The embodiment illustrated in FIGS. 19-21 provides additional advantages when space is extremely limited, for example in a closet or small bedroom. More particularly, when constructing the modular space system illustrated in FIG. 19, the second frame 204 is coupled to the first frame 201 by placing the first frame 201 on the ground, positioning longitudinal spacers 210 on the first studs 202, and placing the second frame 204 into the second open ends 212 of the spacers 210. The system is further built up by placing longitudinal spacers 213 on the second studs 205 and positioning the third studs 217 of the third frame 216 in the second open end of the second spacers 213. The board 230 is then placed on top of the third frame 216, and the construction of the space system is continued by placing the third longitudinal spacers 225 onto the third studs 217, and building as many additional levels as is desired, by alternating longitudinal spacers and frames. By providing a system in accordance with this preferred embodiment of the present invention, the board 230 is placed directly on top of a frame, rather than being threaded through a guide channel created by two sets of stacked interlocking frames. It is therefore possible to build a space system in a confined area, where there would otherwise be insufficient space to maneuver the board sufficiently to insert it into a guide channel.
As further illustrated in FIG. 21, it is also possible to support two boards 230 and 231 by a single frame. A first board 230 is positioned on top of and supported by a first set of parallel sides 228 of one of the frames, for example frame 216. The second board is placed on top of and supported by the second set of parallel sides 229 of the same frame. In this manner, a corner unit is created that supports two boards, without requiring a frame to extend across a top surface of either of the boards. In this way, the complexity, and in turn the cost and weight of the system is reduced, while increasing the useable surface area and flexibility of the system. To further simplify manufacturing, the frames may be a flat square or rectangle, without having parallel sides bent upward or downward.

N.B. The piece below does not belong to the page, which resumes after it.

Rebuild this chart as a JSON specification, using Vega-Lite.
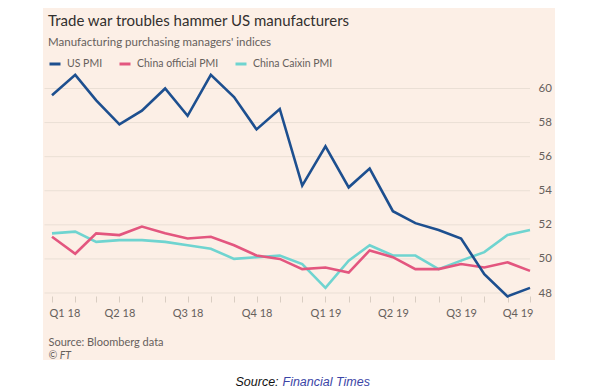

An improved modular space system has been shown and described. From the foregoing, it will be appreciated that although embodiments of the invention have been described herein for purposes of illustration, various modifications may be made without deviating from the spirit of the invention. Thus, the present invention is not limited to the embodiments described herein, but rather is defined by the claims which follow.